Dans la nuit du 3 au 4 janvier, le Montréalais est rentré chez lui après son quart de travail. Vers minuit, il est monté à son condo de la rue Casgrain et, toujours vêtu de son uniforme d'Hydro-Québec, est ressorti avec des sacs à ordures. Pendant ce temps, les forces de l'ordre sillonnaient le quartier à la recherche d'un voleur correspondant à sa description. Lorsque les patrouilleurs ont aperçu M. Cloutier, ils ont cru qu'il était l'homme qu'ils cherchaient.

«J'ai ouvert la clôture avant de mon terrain pour mettre les sacs sur le trottoir et j'ai vu la pointe d'un fusil devant mon visage, raconte-t-il. Puis, un homme s'est mis à hurler: "À terre! À terre! "» Sur le coup, Denis Cloutier dit ne pas avoir compris ce qui se passait. Puis, il a reconnu l'uniforme du policier. «J'ai levé les mains et j'ai dit que je n'avais rien fait. Il a continué à me crier de me coucher, alors j'ai mis les genoux et les mains au sol, explique le quinquagénaire. J'ai vu des ombres arriver en courant et une main a poussé mon visage dans la neige. La pression était tellement forte que je n'arrivais pas à respirer. Je pensais que j'allais mourir. J'avais de la neige dans la bouche, dans le nez, même dans les oreilles.»

Deux paires de menottes

Au terme de ce qui lui a semblé une éternité, il se serait retrouvé les mains liées par non pas une, mais deux paires de menottes. Les agents l'ont ensuite fouillé. M. Cloutier n'avait aucune arme sur lui.

Il raconte que les policiers l'ont finalement redressé sur ses pieds avant de le plaquer sur une des voitures de police. Ils l'auraient fouillé de nouveau avant de l'asseoir dans le véhicule.

«Ils m'ont demandé qui j'étais. J'ai répondu que j'habitais là.» Au même moment, son voisin, témoin de la scène qui s'est déroulée juste sous sa fenêtre, est sorti. «Je venais de reconnaître Denis, explique-t-il. Je n'en revenais pas. J'ai senti que c'était mon devoir d'aller les aviser que c'était lui. Je ne pouvais pas croire qu'il avait fait quelque chose de mal.» Après avoir identifié M. Cloutier, les agents l'ont libéré en lui disant qu'il avait été pris pour quelqu'un d'autre. Aucune accusation n'a été déposée contre lui.

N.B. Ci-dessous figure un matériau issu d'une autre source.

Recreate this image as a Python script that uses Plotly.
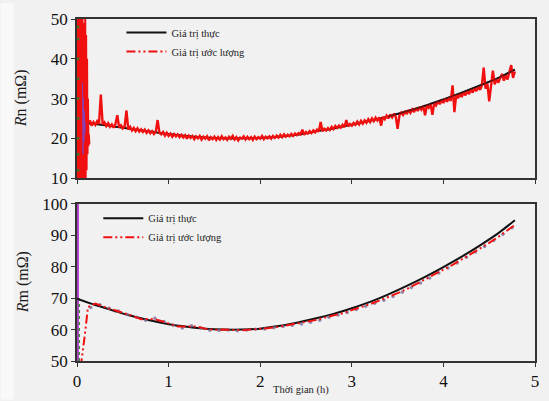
import plotly.graph_objects as go

# ---------------- data ----------------
# Top panel: Rn (mOhm) - true value
rn_true_x = [0.0, 0.2, 0.4, 0.6, 0.8, 1.0, 1.2, 1.4, 1.6, 1.8, 2.0, 2.2, 2.4, 2.6, 2.8,
             3.0, 3.2, 3.4, 3.6, 3.8, 4.0, 4.2, 4.4, 4.6, 4.78]
rn_true_y = [24.0, 23.6, 23.0, 22.3, 21.7, 21.1, 20.6, 20.2, 20.0, 20.0, 20.1, 20.4, 20.9, 21.7, 22.5,
             23.4, 24.4, 25.5, 26.8, 28.2, 29.8, 31.5, 33.3, 35.2, 37.3]

# initial oscillation of the estimator (sampled every 0.005 h from 0)
rn_init_x = [0.0, 0.005, 0.01, 0.015, 0.02, 0.025, 0.03, 0.035, 0.04, 0.045, 0.05, 0.055, 0.06,
             0.065, 0.07, 0.075, 0.08, 0.085, 0.09, 0.095, 0.1, 0.105, 0.11, 0.115, 0.12, 0.125,
             0.13, 0.135]
rn_init_y = [55, 5, 48, 8, 52, 12, 47, 6, 50, 15, 45, 9, 53, 11, 49, 7, 44, 14, 51, 10, 46, 12,
             40, 16, 30, 18, 21, 18.5]

# estimated value, sampled every 0.02 h from 0.14 h
rn_est_t0 = 0.14
rn_est_dt = 0.02
rn_est_y = [
    24.6, 23.2, 24.1, 23.4, 24.3, 23.6, 31.0, 23.5, 24.0, 23.1,
    23.8, 22.9, 23.5, 22.7, 23.6, 25.8, 22.8, 23.3, 22.5, 23.0,
    27.0, 22.2, 22.9, 22.0, 22.6, 21.8, 22.5, 21.7, 22.3, 21.6,
    22.2, 21.4, 22.0, 21.3, 21.8, 21.1, 21.7, 24.6, 21.4, 21.0,
    21.6, 20.7, 21.4, 20.6, 21.2, 20.4, 21.1, 20.5, 21.0, 20.3,
    20.9, 20.2, 20.8, 19.9, 20.7, 20.1, 20.6, 19.8, 20.5, 20.0,
    20.6, 19.7, 20.4, 19.9, 20.5, 19.5, 20.3, 19.8, 20.4, 19.6,
    20.3, 19.7, 20.5, 19.8, 20.2, 19.6, 20.4, 19.9, 20.6, 19.7,
    20.3, 19.5, 20.2, 19.9, 20.5, 19.7, 20.4, 19.8, 20.3, 19.6,
    20.4, 19.8, 20.3, 19.9, 20.6, 19.8, 20.4, 20.0, 20.5, 19.9,
    20.6, 20.1, 20.7, 20.2, 20.9, 20.3, 21.0, 20.4, 20.9, 20.5,
    21.1, 20.6, 21.2, 20.8, 21.3, 21.0, 22.2, 20.9, 21.6, 21.2,
    21.8, 21.3, 22.0, 21.5, 22.2, 21.7, 24.1, 21.8, 22.4, 22.0,
    22.6, 22.1, 22.9, 22.3, 23.1, 22.6, 23.2, 22.7, 23.4, 22.8,
    24.6, 23.0, 23.6, 23.2, 23.9, 23.4, 24.2, 23.5, 24.4, 23.7,
    24.5, 23.9, 24.8, 24.1, 25.0, 24.3, 25.2, 24.5, 25.3, 23.2,
    25.4, 24.8, 25.7, 25.0, 26.0, 25.3, 26.2, 25.4, 22.4, 25.8,
    26.5, 25.9, 26.9, 26.1, 27.1, 26.4, 27.3, 26.6, 27.6, 26.9,
    27.9, 27.2, 28.1, 25.8, 28.4, 27.7, 28.6, 25.9, 28.9, 28.3,
    29.3, 28.6, 29.6, 28.9, 30.0, 29.2, 30.3, 29.4, 33.3, 26.6,
    30.9, 30.1, 31.2, 30.4, 31.6, 30.8, 31.9, 31.1, 32.3, 31.5,
    32.6, 31.9, 33.0, 32.2, 33.3, 37.8, 32.5, 33.8, 29.3, 34.0,
    37.0, 33.6, 34.9, 34.0, 35.3, 36.2, 34.5, 35.8, 34.8, 36.4,
    38.4, 35.2, 36.8,
]
rn_est_x = [round(rn_est_t0 + rn_est_dt * i, 3) for i in range(len(rn_est_y))]

rn_purple_x = [0.06, 0.065, 0.07, 0.075, 0.08, 0.085, 0.09]
rn_purple_y = [34, 16, 30, 19, 27, 21, 24]
rn_green_x = [0.012, 0.012, 0.012, 0.012, 0.012, 0.012, 0.012, 0.012, 0.012]
rn_green_y = [12, 16, 20, 25, 30, 35, 40, 45, 48]

# Bottom panel: Rm (mOhm)
rm_true_x = [0.0, 0.2, 0.4, 0.6, 0.8, 1.0, 1.2, 1.4, 1.6, 1.8, 2.0, 2.2, 2.4, 2.6, 2.8,
             3.0, 3.2, 3.4, 3.6, 3.8, 4.0, 4.2, 4.4, 4.6, 4.78]
rm_true_y = [69.8, 67.8, 66.0, 64.3, 62.9, 61.7, 60.9, 60.3, 60.0, 60.0, 60.3, 61.1, 62.2, 63.5,
             65.0, 66.8, 68.8, 71.2, 73.9, 76.8, 79.9, 83.2, 86.8, 90.7, 94.8]

rm_est_x = [0.04, 0.06, 0.08, 0.10, 0.12, 0.15, 0.2, 0.3, 0.4, 0.5, 0.6, 0.7, 0.8, 0.9, 1.0,
            1.1, 1.2, 1.3, 1.4, 1.5, 1.6, 1.7, 1.8, 1.9, 2.0, 2.1, 2.2, 2.3, 2.4, 2.5, 2.6,
            2.7, 2.8, 2.9, 3.0, 3.1, 3.2, 3.3, 3.4, 3.5, 3.6, 3.7, 3.8, 3.9, 4.0, 4.1, 4.2,
            4.3, 4.4, 4.5, 4.6, 4.7, 4.78]
rm_est_y = [48.0, 52.0, 57.0, 62.0, 67.2, 67.5, 68.3, 67.2, 66.3, 65.4, 64.4, 63.3, 63.4, 62.9,
            62.0, 61.0, 61.0, 61.0, 60.3, 59.9, 60.0, 59.8, 59.8, 60.0, 60.2, 60.5, 60.9, 61.4,
            61.8, 62.4, 63.0, 63.8, 64.5, 65.2, 66.2, 67.1, 68.1, 69.2, 70.3, 71.6, 72.9, 74.4,
            75.9, 77.4, 78.9, 80.6, 82.3, 84.0, 85.7, 87.6, 89.5, 91.5, 93.3]

rm_other_x = [0.15, 0.25, 0.35, 0.45, 0.55, 0.65, 0.75, 0.85, 0.95, 1.05, 1.15, 1.25, 1.35,
              1.45, 1.55, 1.65, 1.75, 1.85, 1.95, 2.05, 2.15, 2.25, 2.35, 2.45, 2.55, 2.65,
              2.75, 2.85, 2.95, 3.05, 3.15, 3.25, 3.35, 3.45, 3.55, 3.65, 3.75, 3.85, 3.95,
              4.05, 4.15, 4.25, 4.35, 4.45, 4.55, 4.65, 4.75]
rm_other_y = [67.0, 67.9, 66.8, 65.9, 64.8, 63.9, 63.0, 63.6, 62.6, 61.4, 60.5, 61.2, 60.5,
              59.8, 59.7, 59.9, 59.6, 59.9, 60.1, 60.2, 60.6, 61.0, 61.4, 61.8, 62.3, 63.0,
              63.9, 64.6, 65.4, 66.4, 67.4, 68.4, 69.3, 70.5, 71.9, 73.4, 74.8, 76.4, 78.0,
              79.6, 81.2, 83.0, 84.7, 86.4, 88.3, 90.3, 92.4]

rm_purple_x = [0.01, 0.01]
rm_purple_y = [50, 100]
rm_green_x = [0.025, 0.025]
rm_green_y = [50, 70]

x_ticks = [0, 1, 2, 3, 4, 5]
legend_labels = ["Giá trị thực", "Giá trị ước lượng"]

RED = "#f01010"
BLACK = "#111111"
DASH = "9px,3px,2px,3px,2px,3px"
SERIF = "Liberation Serif"

fig = go.Figure()

# ---- top panel ----
fig.add_trace(go.Scatter(x=rn_true_x, y=rn_true_y, mode="lines", line=dict(color=BLACK, width=2, shape="spline"),
                         showlegend=False, xaxis="x", yaxis="y"))
fig.add_trace(go.Scatter(x=rn_init_x, y=rn_init_y, mode="lines", line=dict(color=RED, width=2),
                         showlegend=False, xaxis="x", yaxis="y"))
fig.add_trace(go.Scatter(x=rn_green_x, y=rn_green_y, mode="markers", marker=dict(color="#4f6b2a", size=3),
                         showlegend=False, xaxis="x", yaxis="y"))
fig.add_trace(go.Scatter(x=rn_purple_x, y=rn_purple_y, mode="lines", line=dict(color="#8a3fb0", width=1),
                         showlegend=False, xaxis="x", yaxis="y"))
fig.add_trace(go.Scatter(x=rn_est_x, y=rn_est_y, mode="lines", line=dict(color=RED, width=2.4),
                         showlegend=False, xaxis="x", yaxis="y"))
fig.add_trace(go.Scatter(x=rn_true_x[-8:], y=rn_true_y[-8:], mode="lines",
                         line=dict(color=BLACK, width=1.5, shape="spline"), opacity=0.55,
                         showlegend=False, xaxis="x", yaxis="y"))
# legend entries (top)
fig.add_trace(go.Scatter(x=[None], y=[None], mode="lines", line=dict(color=BLACK, width=2),
                         name=legend_labels[0], legend="legend", xaxis="x", yaxis="y"))
fig.add_trace(go.Scatter(x=[None], y=[None], mode="lines", line=dict(color=RED, width=2, dash=DASH),
                         name=legend_labels[1], legend="legend", xaxis="x", yaxis="y"))

# ---- bottom panel ----
fig.add_trace(go.Scatter(x=rm_purple_x, y=rm_purple_y, mode="lines", line=dict(color="#b03cc8", width=2),
                         showlegend=False, xaxis="x2", yaxis="y2"))
fig.add_trace(go.Scatter(x=rm_green_x, y=rm_green_y, mode="lines", line=dict(color="#3f8a3f", width=1.5, dash="dot"),
                         showlegend=False, xaxis="x2", yaxis="y2"))
fig.add_trace(go.Scatter(x=rm_true_x, y=rm_true_y, mode="lines", line=dict(color=BLACK, width=2, shape="spline"),
                         name=legend_labels[0], legend="legend2", xaxis="x2", yaxis="y2"))
fig.add_trace(go.Scatter(x=rm_other_x, y=rm_other_y, mode="markers",
                         marker=dict(color="#7a6f98", size=3.5, opacity=0.8),
                         showlegend=False, xaxis="x2", yaxis="y2"))
fig.add_trace(go.Scatter(x=rm_est_x, y=rm_est_y, mode="lines", line=dict(color=RED, width=2, dash=DASH),
                         name=legend_labels[1], legend="legend2", xaxis="x2", yaxis="y2"))

axis_common = dict(showline=True, linecolor="#333333", linewidth=1.5, mirror=True,
                   ticks="outside", ticklen=4, tickwidth=1.2, tickcolor="#333333",
                   showgrid=False, zeroline=False,
                   tickfont=dict(family=SERIF, size=17, color="#111111"))

legend_font = dict(family=SERIF, size=10.5, color="#222")

fig.update_layout(
    width=549, height=401,
    margin=dict(l=77, r=10, t=16, b=39),
    paper_bgcolor="#f1f1f1", plot_bgcolor="#f1f1f1",
    xaxis=dict(domain=[0, 1], range=[0, 5], tickvals=x_ticks, showticklabels=False, anchor="y", **axis_common),
    yaxis=dict(domain=[0.5347, 1.0], range=[10, 50], dtick=10, anchor="x", **axis_common),
    xaxis2=dict(domain=[0, 1], range=[0, 5], tickvals=x_ticks, anchor="y2", **axis_common),
    yaxis2=dict(domain=[0, 0.4595], range=[50, 100], dtick=10, anchor="x2", **axis_common),
    legend=dict(x=0.097, y=1.003, xanchor="left", yanchor="top", bgcolor="rgba(0,0,0,0)",
                font=legend_font, tracegroupgap=0, itemwidth=40),
    legend2=dict(x=0.0465, y=0.46, xanchor="left", yanchor="top", bgcolor="rgba(0,0,0,0)",
                 font=legend_font, tracegroupgap=0, itemwidth=40),
    shapes=[dict(type="rect", xref="paper", yref="paper", x0=-77 / 462, x1=-64 / 462,
                 y0=-39 / 346, y1=362 / 346, fillcolor="#f9f9f9", line=dict(width=0), layer="below")],
    annotations=[
        dict(text="<i>R</i>n (mΩ)", textangle=-90, xref="paper", yref="paper",
             x=-0.123, y=0.7674, xanchor="center", yanchor="middle", showarrow=False,
             font=dict(family=SERIF, size=16, color="#1a1a1a")),
        dict(text="<i>R</i>m (mΩ)", textangle=-90, xref="paper", yref="paper",
             x=-0.116, y=0.2298, xanchor="center", yanchor="middle", showarrow=False,
             font=dict(family=SERIF, size=16, color="#1a1a1a")),
        dict(text="Thời gian (h)", xref="paper", yref="paper", x=0.489, y=-0.0838,
             xanchor="center", yanchor="middle", showarrow=False,
             font=dict(family=SERIF, size=10.5, color="#222")),
    ],
)

fig.write_html("out.html", config={"displayModeBar": False},
               post_script="document.body.style.margin='0';document.body.style.background='#f1f1f1';")
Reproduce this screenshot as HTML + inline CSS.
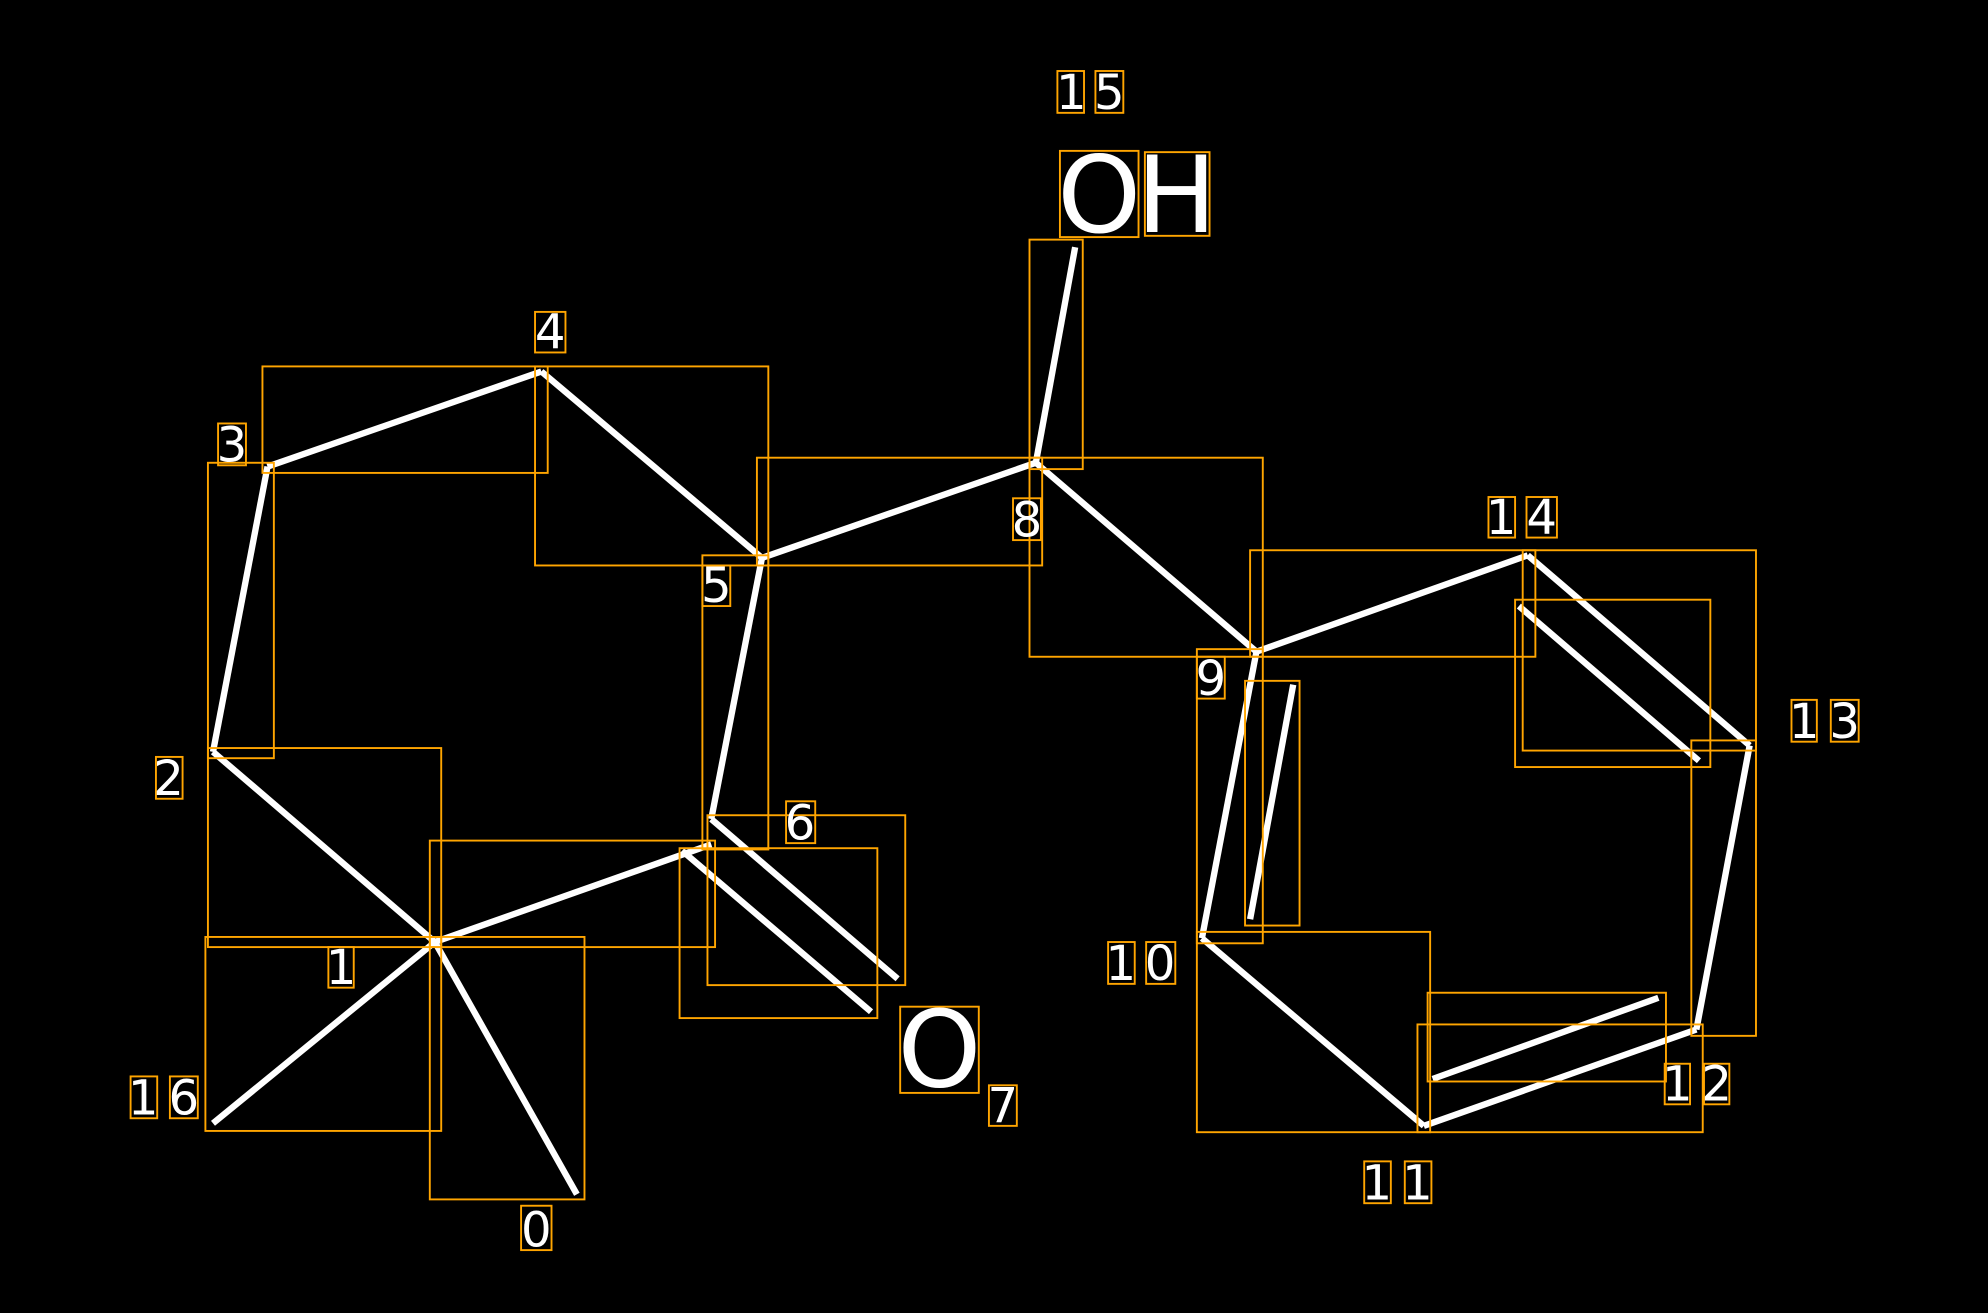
<!DOCTYPE html>
<html><head><meta charset="utf-8"><style>html,body{margin:0;padding:0;background:#000}svg{display:block}</style></head><body>
<svg width="1988" height="1313" viewBox="0 0 1568 1035.6" preserveAspectRatio="none" xmlns="http://www.w3.org/2000/svg">
<rect x="0" y="0" width="1568" height="1036" fill="#000"/>
<g stroke="#fff" stroke-width="5" stroke-linecap="butt">
<line x1="455" y1="942" x2="343" y2="743"/>
<line x1="343" y1="743" x2="168" y2="593"/>
<line x1="168" y1="593" x2="211" y2="368"/>
<line x1="211" y1="368" x2="427" y2="293"/>
<line x1="427" y1="293" x2="601" y2="440"/>
<line x1="601" y1="440" x2="561" y2="646"/>
<line x1="601" y1="440" x2="817" y2="365"/>
<line x1="817" y1="365" x2="848" y2="195"/>
<line x1="817" y1="365" x2="991" y2="514"/>
<line x1="991" y1="514" x2="1205" y2="438"/>
<line x1="1205" y1="438" x2="1380" y2="588"/>
<line x1="1198" y1="478" x2="1340" y2="600"/>
<line x1="1380" y1="588" x2="1338" y2="812"/>
<line x1="1338" y1="812" x2="1123" y2="888"/>
<line x1="1130" y1="851" x2="1308" y2="787"/>
<line x1="1123" y1="888" x2="948" y2="740"/>
<line x1="948" y1="740" x2="991" y2="514"/>
<line x1="1020" y1="540" x2="986" y2="725"/>
<line x1="343" y1="743" x2="561" y2="666"/>
<line x1="561" y1="646" x2="708" y2="772"/>
<line x1="538" y1="671" x2="687" y2="798"/>
<line x1="343" y1="743" x2="168" y2="886"/>
</g>
<g fill="none" stroke="#ffa500" stroke-width="1.5">
<rect x="207" y="289" width="225" height="84"/>
<rect x="422" y="289" width="184" height="157"/>
<rect x="164" y="365" width="52" height="233"/>
<rect x="597" y="361" width="225" height="85"/>
<rect x="554" y="438" width="52" height="232"/>
<rect x="812" y="189" width="42" height="181"/>
<rect x="812" y="361" width="184" height="157"/>
<rect x="986" y="434" width="225" height="84"/>
<rect x="1201" y="434" width="184" height="158"/>
<rect x="1195" y="473" width="154" height="132"/>
<rect x="944" y="512" width="52" height="232"/>
<rect x="982" y="537" width="43" height="193"/>
<rect x="1334" y="584" width="51" height="233"/>
<rect x="944" y="735" width="184" height="158"/>
<rect x="1118" y="808" width="225" height="85"/>
<rect x="1126" y="783" width="188" height="70"/>
<rect x="164" y="590" width="184" height="157"/>
<rect x="339" y="663" width="225" height="84"/>
<rect x="558" y="643" width="156" height="134"/>
<rect x="536" y="669" width="156" height="134"/>
<rect x="162" y="739" width="186" height="153"/>
<rect x="339" y="739" width="122" height="207"/>
<rect x="411" y="951" width="24" height="35"/>
<rect x="259" y="747" width="20" height="32"/>
<rect x="123" y="597" width="21" height="33"/>
<rect x="172" y="334" width="22" height="33"/>
<rect x="422" y="246" width="24" height="32"/>
<rect x="554" y="446" width="22" height="32"/>
<rect x="620" y="632" width="23" height="33"/>
<rect x="710" y="794" width="62" height="68"/>
<rect x="780" y="856" width="22" height="32"/>
<rect x="799" y="393" width="22" height="33"/>
<rect x="836" y="119" width="62" height="68"/>
<rect x="903" y="120" width="51" height="66"/>
<rect x="834" y="56" width="21" height="33"/>
<rect x="864" y="56" width="22" height="33"/>
<rect x="944" y="518" width="22" height="33"/>
<rect x="874" y="743" width="21" height="33"/>
<rect x="904" y="743" width="23" height="33"/>
<rect x="1076" y="916" width="21" height="33"/>
<rect x="1108" y="916" width="21" height="33"/>
<rect x="1313" y="839" width="20" height="32"/>
<rect x="1344" y="839" width="20" height="32"/>
<rect x="1413" y="552" width="20" height="33"/>
<rect x="1444" y="552" width="22" height="33"/>
<rect x="1174" y="392" width="21" height="32"/>
<rect x="1204" y="392" width="24" height="32"/>
<rect x="103" y="849" width="21" height="33"/>
<rect x="134" y="849" width="22" height="33"/>
</g>
<g fill="#fff" font-family="'DejaVu Sans','Liberation Sans',sans-serif" font-size="38" text-anchor="middle">
<text x="423" y="983">0</text>
<text x="269" y="776">1</text>
<text x="133" y="627">2</text>
<text x="183" y="364">3</text>
<text x="434" y="275">4</text>
<text x="565" y="475">5</text>
<text x="631" y="662">6</text>
<text x="791" y="885">7</text>
<text x="810" y="423">8</text>
<text x="845" y="86">1</text>
<text x="875" y="86">5</text>
<text x="955" y="548">9</text>
<text x="884" y="773">1</text>
<text x="915" y="773">0</text>
<text x="1086" y="946">1</text>
<text x="1118" y="946">1</text>
<text x="1323" y="868">1</text>
<text x="1354" y="868">2</text>
<text x="1423" y="582">1</text>
<text x="1455" y="582">3</text>
<text x="1184" y="421">1</text>
<text x="1216" y="421">4</text>
<text x="113" y="879">1</text>
<text x="145" y="879">6</text>
<text x="741" y="857" font-size="84">O</text>
<text x="867" y="183" font-size="84">O</text>
<text x="928" y="183" font-size="84">H</text>
</g>
</svg>
</body></html>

Ébranlé, il est allé trouver refuge chez le voisin qui venait de le secourir. «Il était mal en point, raconte ce dernier. Il saignait et il avait l'oeil enflé comme un boxeur qui sort de 10 rounds.» Denis Cloutier s'est rendu sur-le-champ à l'hôpital, où un médecin lui a accordé trois semaines de congé de maladie. Le SPVM estime que ses policiers ont agi dans les règles de l'art lorsqu'ils ont immobilisé l'homme. «Il avait la même description que celui qui était recherché: environ le même âge et les mêmes vêtements. Quand les agents ont voulu l'identifier, il n'a pas collaboré du tout, affirme le sergent Laurent Gingras. Les policiers ont usé de la force nécessaire dans les circonstances et l'ont menotté pour leur propre sécurité.»

Denis Cloutier n'est pas du même avis. Il jure être resté poli pendant toute la durée de l'intervention. «C'est vrai que les policiers ont eu de la difficulté à me menotter, mais je ne suis pas souple, alors ils n'arrivaient pas à ramener mes bras derrière mon dos. Ce n'est pas une raison pour me blesser.» Son voisin, qui a vu une bonne partie de l'intervention, jure qu'il n'a perçu aucun signe de résistance de sa part.